## Prompt
Show, in full, each line of the data that contains "page".

## Record extracts
---
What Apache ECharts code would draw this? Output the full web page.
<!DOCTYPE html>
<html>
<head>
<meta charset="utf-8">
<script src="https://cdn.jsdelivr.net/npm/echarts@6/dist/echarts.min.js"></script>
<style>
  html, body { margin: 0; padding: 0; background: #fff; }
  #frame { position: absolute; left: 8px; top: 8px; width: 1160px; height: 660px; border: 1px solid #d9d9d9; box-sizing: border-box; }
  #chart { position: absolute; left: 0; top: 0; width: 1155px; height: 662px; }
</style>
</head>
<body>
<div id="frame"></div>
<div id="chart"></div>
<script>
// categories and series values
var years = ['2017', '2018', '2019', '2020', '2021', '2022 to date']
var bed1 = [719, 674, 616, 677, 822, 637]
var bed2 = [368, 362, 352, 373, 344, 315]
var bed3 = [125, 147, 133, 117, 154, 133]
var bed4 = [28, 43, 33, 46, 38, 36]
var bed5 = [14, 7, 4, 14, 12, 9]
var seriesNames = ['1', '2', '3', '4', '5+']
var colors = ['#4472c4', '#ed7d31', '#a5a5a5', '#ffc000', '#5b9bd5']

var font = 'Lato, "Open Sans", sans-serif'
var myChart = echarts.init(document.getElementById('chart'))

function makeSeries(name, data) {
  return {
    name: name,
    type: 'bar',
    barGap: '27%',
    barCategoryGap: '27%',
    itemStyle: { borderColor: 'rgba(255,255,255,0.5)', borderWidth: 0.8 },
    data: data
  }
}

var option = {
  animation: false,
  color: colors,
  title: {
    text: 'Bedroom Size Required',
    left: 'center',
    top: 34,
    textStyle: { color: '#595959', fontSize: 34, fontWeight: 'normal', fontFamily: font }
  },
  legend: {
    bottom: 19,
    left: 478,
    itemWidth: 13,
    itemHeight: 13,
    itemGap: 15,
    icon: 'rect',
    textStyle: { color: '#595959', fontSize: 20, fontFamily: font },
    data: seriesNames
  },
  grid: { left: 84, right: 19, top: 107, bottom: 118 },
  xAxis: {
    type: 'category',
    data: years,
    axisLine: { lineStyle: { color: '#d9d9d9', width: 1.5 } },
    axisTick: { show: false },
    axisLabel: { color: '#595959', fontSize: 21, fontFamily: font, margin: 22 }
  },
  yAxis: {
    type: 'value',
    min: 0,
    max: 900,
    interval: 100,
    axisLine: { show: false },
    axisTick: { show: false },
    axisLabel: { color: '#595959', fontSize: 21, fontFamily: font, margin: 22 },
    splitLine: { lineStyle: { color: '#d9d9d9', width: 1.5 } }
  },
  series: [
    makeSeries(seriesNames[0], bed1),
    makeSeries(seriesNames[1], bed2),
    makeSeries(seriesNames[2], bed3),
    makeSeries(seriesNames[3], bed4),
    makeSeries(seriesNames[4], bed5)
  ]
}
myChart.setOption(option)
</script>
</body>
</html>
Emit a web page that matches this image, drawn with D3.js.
---
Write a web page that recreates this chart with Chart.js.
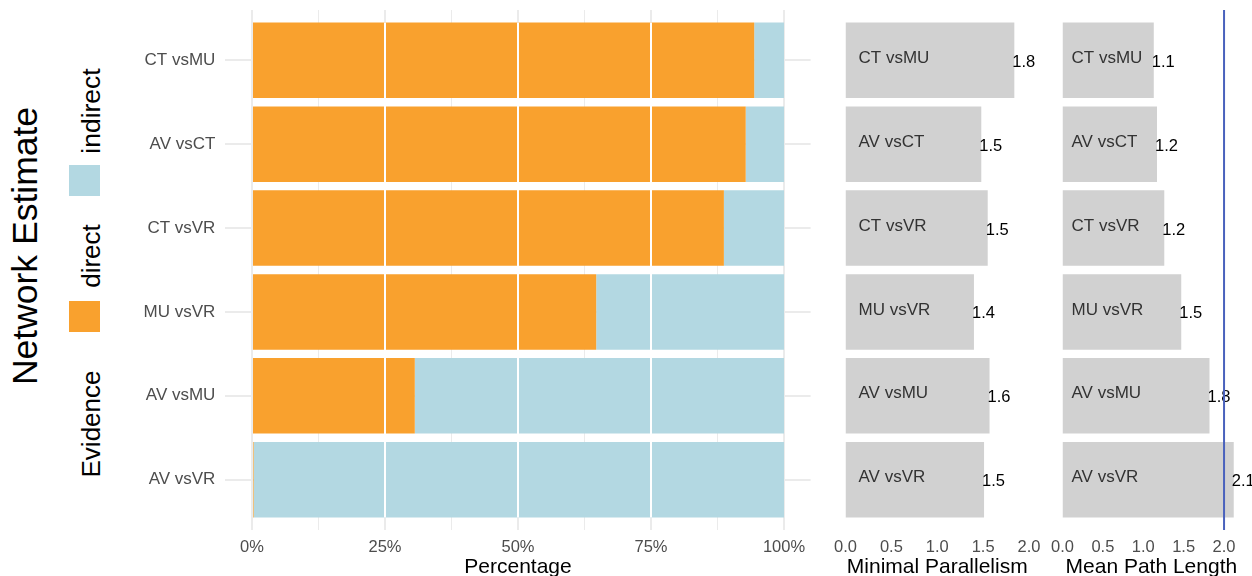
---
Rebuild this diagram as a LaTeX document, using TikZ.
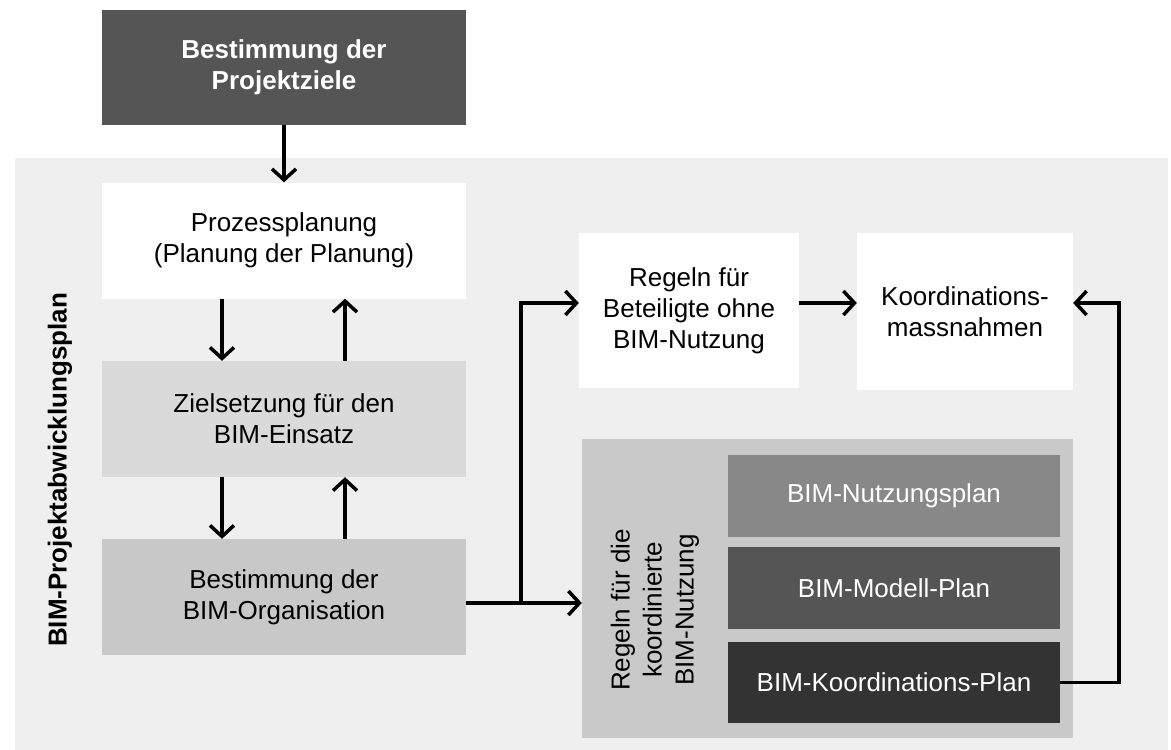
---
## Solution for this problem
What Apache ECharts code would draw this? Output the full web page.
Emit a web page that matches this image, drawn with D3.js.
Write a web page that recreates this chart with Chart.js.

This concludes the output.